Mereka hanya berkumpul dan berbicara satu sama lain untuk kepentingan Allah! Sedangkan orang-orang yang tidak sanggup dengan ini akan memilih menjauhi mereka, berpaling kepada Rabb-rabb yang mereka asumsikan, yang akan meninggalkan mereka selama Hari Kiamat. Keadaan ditinggalkan Allah inilah, yang didefinisikan sebagai ‘murka Allah’, yang akan menjadi penderitaan mereka. Inilah mengapa menjadi penting untuk tidak menasehatkan apa yang tidak Anda amalkan. Jika Anda mengaku sebagai orang yang beriman, maka Anda harus menjalani konsekuensinya!
Jika Anda mengaku sebagai orang yang beriman, maka Anda mesti mengedepankan tindakan-tindakan yang perlu dan mematuhi ketentuan-ketentuannya.
Jika Anda tidak menerapkan praktek-praktek yang diharuskan oleh agama Anda dan tidak menjalaninya dengan pandangan dan sikap sebagai orang yang beriman, maka Anda pada dasarnya sedang enipu diri Anda sendiri.
Tipu-daya ini tidak akan bermanfaat bagi Anda di masa yang akan datang.
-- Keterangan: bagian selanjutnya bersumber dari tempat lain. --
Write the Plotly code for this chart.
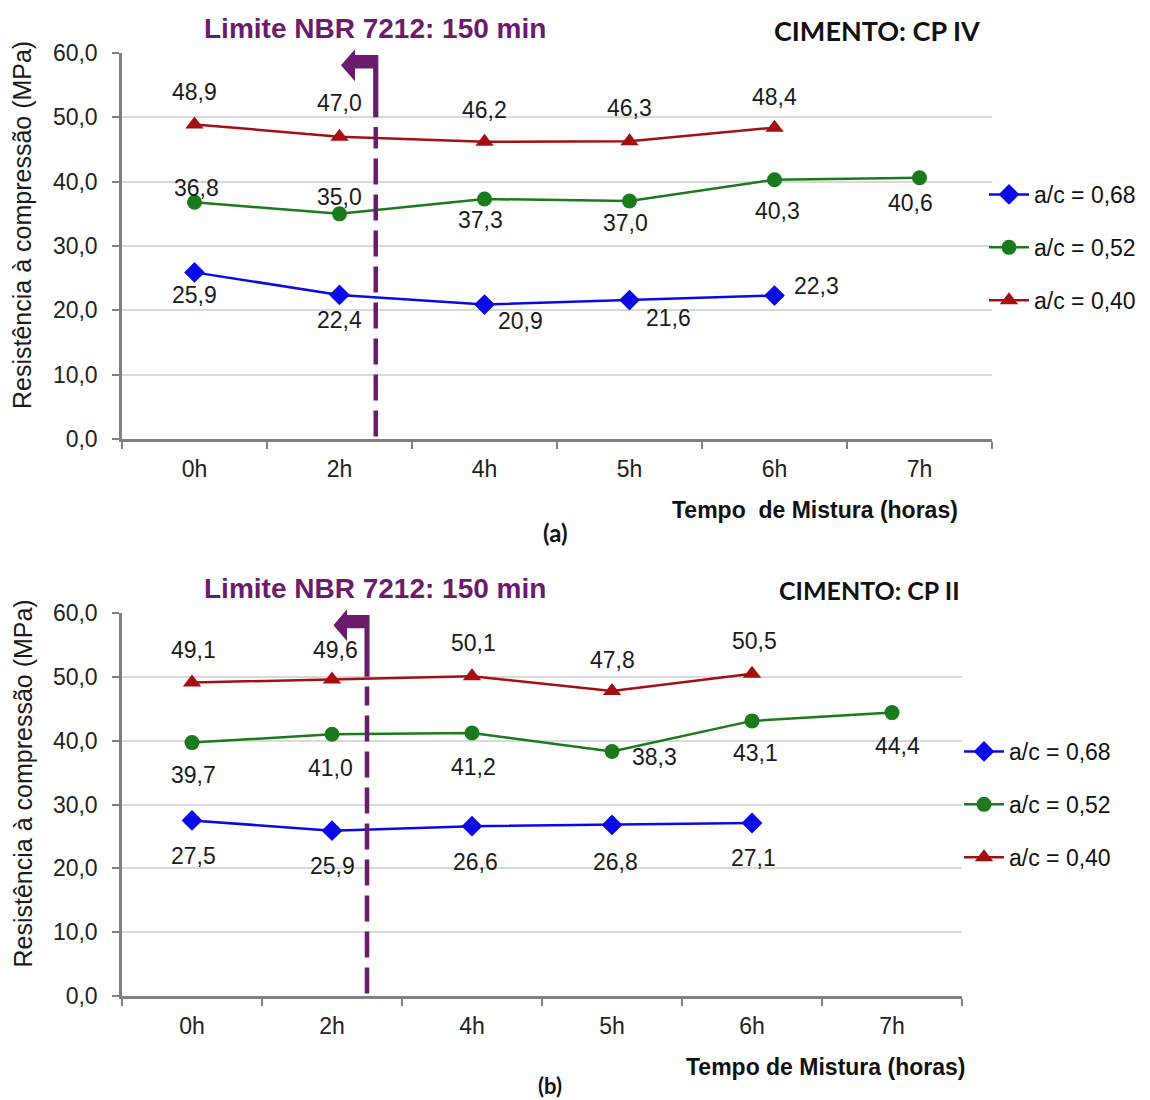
import plotly.graph_objects as go

W, H = 1150, 1100
OFF = 8  # page body margin

categories = ["0h", "2h", "4h", "5h", "6h", "7h"]
series_names = ["a/c = 0,68", "a/c = 0,52", "a/c = 0,40"]

# (a) CP IV
a_068 = [25.9, 22.4, 20.9, 21.6, 22.3, None]
a_052 = [36.8, 35.0, 37.3, 37.0, 40.3, 40.6]
a_040 = [48.9, 47.0, 46.2, 46.3, 48.4, None]

# (b) CP II
b_068 = [27.5, 25.9, 26.6, 26.8, 27.1, None]
b_052 = [39.7, 41.0, 41.2, 38.3, 43.1, 44.4]
b_040 = [49.1, 49.6, 50.1, 47.8, 50.5, None]

limit_pos = 1.25  # 150 min, between 2h and 4h

# label offsets (px) - style only
a_off = {
    0: [(0, -23), (0, -25), (36, -16), (39, -18), (42, 10), None],
    1: [(2, 14), (0, 17), (-4, -21), (-4, -22), (3, -31), (-9, -25)],
    2: [(0, 32), (0, 34), (0, 32), (0, 33), (0, 31), None],
}
b_off = {
    0: [(1, -36), (0, -35), (3, -36), (3, -37), (1, -35), None],
    1: [(1, -32), (-2, -34), (1, -34), (42, -5), (3, -32), (5, -33)],
    2: [(1, 33), (3, 29), (1, 33), (0, 31), (2, 33), None],
}

colors = ["#0A0AE6", "#1B7A1B", "#A50F12"]
symbols = ["diamond", "circle", "triangle-up"]
msizes = [16, 15, 16]
purple = "#6A1B6E"
FONT = "Liberation Sans, Arial, sans-serif"
CAL = "Lato, Open Sans, sans-serif"


def px(x):
    return (x - OFF) / W


def py(y):
    return 1 - (y - OFF) / H


fig = go.Figure()

panels = [
    dict(data=[a_068, a_052, a_040], off=a_off, xa="x", ya="y",
         xd=[px(122), px(992)], yd=[py(439), py(53)], legend="legend",
         top=53, bot=439, cement="CIMENTO: CP IV", cem_right=982, cem_size=27,
         tag="(a)", tag_x=555, tag_y=532, tag_size=24,
         xtitle="Tempo  de Mistura (horas)", xt_x=815),
    dict(data=[b_068, b_052, b_040], off=b_off, xa="x2", ya="y2",
         xd=[px(122), px(962)], yd=[py(996), py(613)], legend="legend2",
         top=613, bot=996, cement="CIMENTO: CP II", cem_right=962, cem_size=25,
         tag="(b)", tag_x=550, tag_y=1085, tag_size=22,
         xtitle="Tempo de Mistura (horas)", xt_x=825),
]

annotations = []
shapes = []

# arrow outline in (category index, value) units
arrow_pts = [(1.01, 58.1), (1.107, 60.6), (1.107, 59.7), (1.268, 59.7), (1.268, 50.0),
             (1.232, 50.0), (1.232, 57.6), (1.107, 57.6), (1.107, 55.6)]

for pi, p in enumerate(panels):
    n = len(categories)

    def to_paper(i, v, p=p):
        x0, x1 = p["xd"]
        y0, y1 = p["yd"]
        return x0 + (i + 0.5) / n * (x1 - x0), y0 + v / 60 * (y1 - y0)

    for si, vals in enumerate(p["data"]):
        xs = [c for c, v in zip(categories, vals) if v is not None]
        ys = [v for v in vals if v is not None]
        fig.add_trace(go.Scatter(
            x=xs, y=ys, xaxis=p["xa"], yaxis=p["ya"], mode="lines+markers",
            name=series_names[si], legend=p["legend"], legendgroup=f"{pi}-{si}",
            line=dict(color=colors[si], width=2.5),
            marker=dict(symbol=symbols[si], size=msizes[si], color=colors[si]),
            hoverinfo="skip",
        ))
        for ci, v in enumerate(vals):
            if v is None:
                continue
            dx, dy = p["off"][si][ci]
            annotations.append(dict(
                x=categories[ci], y=v, xref=p["xa"], yref=p["ya"],
                text=f"{v:.1f}".replace(".", ","), showarrow=False,
                xshift=dx, yshift=dy,
                font=dict(family=FONT, size=23, color="#1a1a1a"),
            ))
    # dashed limit line
    shapes.append(dict(type="line", xref=p["xa"], yref=p["ya"], x0=limit_pos, x1=limit_pos,
                       y0=0.4, y1=48.5, line=dict(color=purple, width=4.5, dash="26px,10px")))
    # bent arrow
    pts = [to_paper(i, v) for i, v in arrow_pts]
    path = "M " + " L ".join(f"{x:.5f},{y:.5f}" for x, y in pts) + " Z"
    shapes.append(dict(type="path", xref="paper", yref="paper", path=path,
                       fillcolor=purple, line=dict(width=0)))
    # titles
    annotations.append(dict(
        x=px(375), y=py(p["top"] - 25), xref="paper", yref="paper",
        text="<b>Limite NBR 7212: 150 min</b>", showarrow=False,
        font=dict(family=FONT, size=28, color=purple), xanchor="center", yanchor="middle",
    ))
    annotations.append(dict(
        x=px(p["cem_right"]), y=py(p["top"] - 23), xref="paper", yref="paper",
        text=f"<b>{p['cement']}</b>", showarrow=False,
        font=dict(family=CAL, size=p["cem_size"], color="#111"),
        xanchor="right", yanchor="middle",
    ))
    annotations.append(dict(
        x=px(p["xt_x"]), y=py(p["bot"] + 71), xref="paper", yref="paper",
        text=f"<b>{p['xtitle']}</b>", showarrow=False,
        font=dict(family=FONT, size=23, color="#111"), xanchor="center", yanchor="middle",
    ))
    annotations.append(dict(
        x=px(p["tag_x"]), y=py(p["tag_y"]), xref="paper", yref="paper",
        text=f"<b>{p['tag']}</b>", showarrow=False,
        font=dict(family=CAL, size=p["tag_size"], color="#111"),
        xanchor="center", yanchor="middle",
    ))
    annotations.append(dict(
        x=px(22), y=py((p["top"] + p["bot"]) / 2 - 21), xref="paper", yref="paper",
        text="Resistência à compressão (MPa)", showarrow=False, textangle=-90,
        font=dict(family=FONT, size=25, color="#1a1a1a"), xanchor="center", yanchor="middle",
    ))

axis_common_x = dict(
    type="category", categoryorder="array", categoryarray=categories,
    range=[-0.5, 5.5], tickson="boundaries", ticks="outside", ticklen=7, tickwidth=2,
    tickcolor="#808080", showline=True, linecolor="#808080", linewidth=2.5,
    showgrid=False, zeroline=False, ticklabelstandoff=8, automargin=False,
    tickfont=dict(family=FONT, size=23, color="#222"),
)
axis_common_y = dict(
    range=[0, 60], tickvals=[0, 10, 20, 30, 40, 50, 60], tickformat=".1f",
    ticks="outside", ticklen=7, tickwidth=2, tickcolor="#808080",
    showline=True, linecolor="#808080", linewidth=2.5,
    showgrid=True, gridcolor="#D9D9D9", gridwidth=1.5, zeroline=False, automargin=False,
    tickfont=dict(family=FONT, size=23, color="#222"), ticklabelstandoff=10,
)

legend_common = dict(
    font=dict(family=FONT, size=23, color="#111"), bgcolor="rgba(0,0,0,0)",
    tracegroupgap=20, traceorder="grouped", xanchor="left", yanchor="top",
    itemwidth=40,
)

fig.update_layout(
    width=W, height=H, margin=dict(l=0, r=0, t=0, b=0, autoexpand=False),
    paper_bgcolor="white", plot_bgcolor="white", separators=",.",
    xaxis=dict(domain=panels[0]["xd"], anchor="y", **axis_common_x),
    yaxis=dict(domain=panels[0]["yd"], anchor="x", **axis_common_y),
    xaxis2=dict(domain=panels[1]["xd"], anchor="y2", **axis_common_x),
    yaxis2=dict(domain=panels[1]["yd"], anchor="x2", **axis_common_y),
    legend=dict(x=px(984), y=py(173), **legend_common),
    legend2=dict(x=px(959), y=py(730), **legend_common),
    annotations=annotations, shapes=shapes, showlegend=True,
)

fig.write_html("out.html")
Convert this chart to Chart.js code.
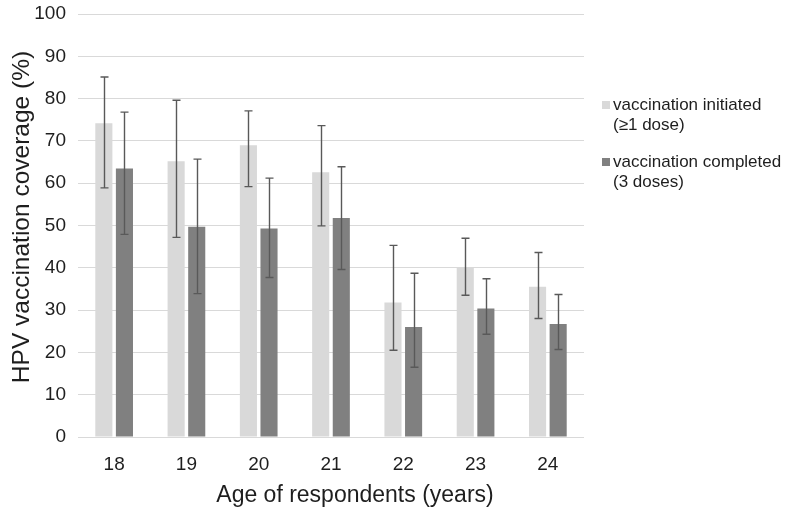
<!DOCTYPE html>
<html>
<head>
<meta charset="utf-8">
<script src="https://cdn.jsdelivr.net/npm/chart.js@4/dist/chart.umd.min.js"></script>
<style>
  html, body { margin: 0; padding: 0; background: #fff; }
  #wrap { width: 786px; height: 513px; position: relative; }
</style>
</head>
<body>
<div id="wrap"><canvas id="c" width="786" height="513"></canvas></div>
<script>
const ages = ['18', '19', '20', '21', '22', '23', '24'];
const seriesNames = [['vaccination initiated', '(\u22651 dose)'], ['vaccination completed', '(3 doses)']];
const initiated     = [74.2, 65.2, 69.0, 62.6, 31.8, 40.0, 35.5];
const initiatedLow  = [58.9, 47.2, 59.2, 49.9, 20.5, 33.5, 28.0];
const initiatedHigh = [85.1, 79.6, 77.1, 73.6, 45.3, 47.0, 43.6];
const completed     = [63.5, 49.7, 49.3, 51.8, 26.0, 30.4, 26.7];
const completedLow  = [47.9, 33.9, 37.7, 39.6, 16.5, 24.3, 20.7];
const completedHigh = [76.8, 65.7, 61.2, 63.9, 38.7, 37.4, 33.7];
const yTicks = [0, 10, 20, 30, 40, 50, 60, 70, 80, 90, 100];
const xTitle = 'Age of respondents (years)';
const yTitle = 'HPV vaccination coverage (%)';

const FONT = '"Liberation Sans", Arial, sans-serif';
const TEXT = '#1e1e1e';
const colors = ['#d9d9d9', '#808080'];
const lows = [initiatedLow, completedLow];
const highs = [initiatedHigh, completedHigh];

const errorBars = {
  id: 'errorBars',
  afterDatasetsDraw(chart) {
    const ctx = chart.ctx;
    const y = chart.scales.y;
    ctx.save();
    ctx.strokeStyle = '#595959';
    ctx.lineWidth = 1.4;
    chart.data.datasets.forEach((ds, di) => {
      const meta = chart.getDatasetMeta(di);
      meta.data.forEach((bar, i) => {
        const x = Math.round(bar.x) + 0.5;
        const yl = y.getPixelForValue(lows[di][i]);
        const yh = y.getPixelForValue(highs[di][i]);
        ctx.beginPath();
        ctx.moveTo(x, yl); ctx.lineTo(x, yh);
        ctx.moveTo(x - 4, yl); ctx.lineTo(x + 4, yl);
        ctx.moveTo(x - 4, yh); ctx.lineTo(x + 4, yh);
        ctx.stroke();
      });
    });
    ctx.restore();
  }
};

const titlesAndLegend = {
  id: 'titlesAndLegend',
  afterDraw(chart) {
    const ctx = chart.ctx;
    ctx.save();
    ctx.fillStyle = TEXT;
    ctx.textAlign = 'center';
    ctx.textBaseline = 'middle';
    ctx.font = '23px ' + FONT;
    ctx.fillText(xTitle, 355, 496);
    ctx.font = '24.5px ' + FONT;
    ctx.translate(22, 217);
    ctx.rotate(-Math.PI / 2);
    ctx.fillText(yTitle, 0, 0);
    ctx.restore();

    ctx.save();
    ctx.font = '17px ' + FONT;
    ctx.textAlign = 'left';
    ctx.textBaseline = 'middle';
    const tops = [105, 162];
    seriesNames.forEach((lines, i) => {
      ctx.fillStyle = colors[i];
      ctx.fillRect(602, tops[i] - 4, 8, 8);
      ctx.fillStyle = TEXT;
      lines.forEach((t, k) => ctx.fillText(t, 613, tops[i] + k * 20));
    });
    ctx.restore();
  }
};

new Chart(document.getElementById('c'), {
  type: 'bar',
  data: {
    labels: ages,
    datasets: [
      { label: seriesNames[0].join(' '), data: initiated, backgroundColor: colors[0] },
      { label: seriesNames[1].join(' '), data: completed, backgroundColor: colors[1] }
    ]
  },
  options: {
    responsive: false,
    animation: false,
    devicePixelRatio: 1,
    categoryPercentage: 0.57,
    barPercentage: 0.83,
    layout: { padding: { left: 0, right: 202, top: 14, bottom: 0 } },
    plugins: { legend: { display: false }, tooltip: { enabled: false } },
    scales: {
      x: {
        grid: { display: false },
        border: { display: false },
        ticks: { color: TEXT, font: { family: FONT, size: 19 }, padding: 8 },
        afterFit: s => { s.height = 76; }
      },
      y: {
        min: 0, max: 100,
        afterBuildTicks: s => { s.ticks = yTicks.map(v => ({ value: v })); },
        grid: { color: '#d9d9d9', lineWidth: 1, drawTicks: false },
        border: { display: false },
        ticks: { color: TEXT, font: { family: FONT, size: 19 }, padding: 12 },
        afterFit: s => { s.width = 78; s.paddingTop = 0; }
      }
    }
  },
  plugins: [errorBars, titlesAndLegend]
});
</script>
</body>
</html>
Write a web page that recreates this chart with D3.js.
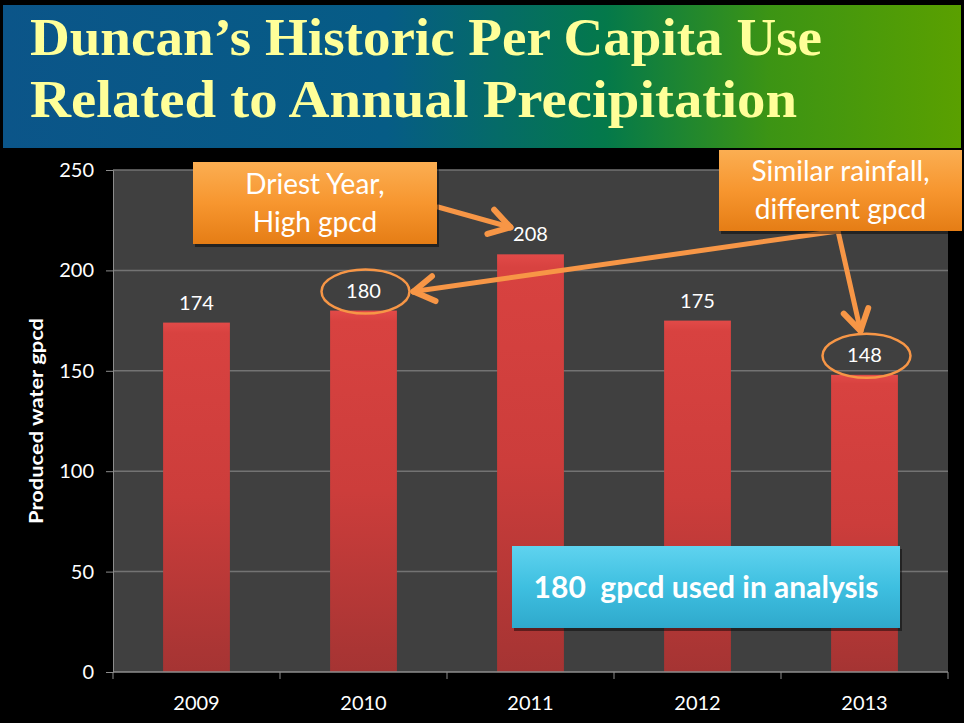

Tindakan Anda mencerminkan niat Anda – baik karena (untuk kepentingan) Allah ataupun bukan.
Semua hubungan yang tidak karena Allah pasti berakhir dan mengakibatkan penyesalan di suatu hari.
Tapi apa sih makna dari ‘karena (untuk kepentingan) Allah’?
Yaitu bersikap jujur kepada diri Anda sendiri; menjalani hidup dengan realitas esensial Anda!
Yaitu menjalani hidup dengan moral-moral Allah dan mengevaluasi segala hal dan keberadaan berdasarkan realitas Allah.
Yaitu berjuang membantu orang lain menuju Allah sehingga rida Allah menjadi nyata pada mereka.
Hubungan karena Allah berarti bergaul dengan orang yang mempunyai tujuan yang sama dengan tujuan jalan ini.
Terkena murka ilahi tidak lain adalah menjadi buta terhadap Allah sebagai realitas esensial diri! Mendapat murka Allah adalah terbakar di neraka di masa yang akan datang; maka, orang yang tidak bisa melihat murka yang sedang dialaminya merupakan indikasi yang jelas akan hal ini. Siapa yang mengalami murka yang lebih dibanding orang yang asing dengan realitas Allah di dalam esensi dirinya? Kegagalan untuk mengenal dan menjalani hal ini merupakan siksaan dan hukuman paling besar yang bisa dialami seseorang.
Maka, sebagai rangkuman, hidup karena Allah merupakan keharusan alami dan hasil dari menjadi orang yang beriman, jika kita telah diberkati keimanan! Karenanya, kita mesti menanggalkan semua bentuk kemunafikan, menjalani dan menasehatkan kebenaran, dan bersabar dengan hasilnya. Kita mesti menahan diri dari mendakwahkan hal yang kita sendiri tidak mengamalkannya! Kita tidak boleh mengikuti lingkungan sekitar kita dengan mengorbankan keimanan kita! Kita tidak boleh mempertuhankan apa-apa yang memberi kita kesenangan-kesenangan jasmani dan emosional, melainkan hidup dengan prinsip-prinsip keimanan kita kepada Allah, sebagaimana kita diingatkan oleh ayat:
“Yang ada di sisi Allah lebih baik dibanding hiburan dan perniagaan... Allah adalah sebaik-baik pemberi!”[6]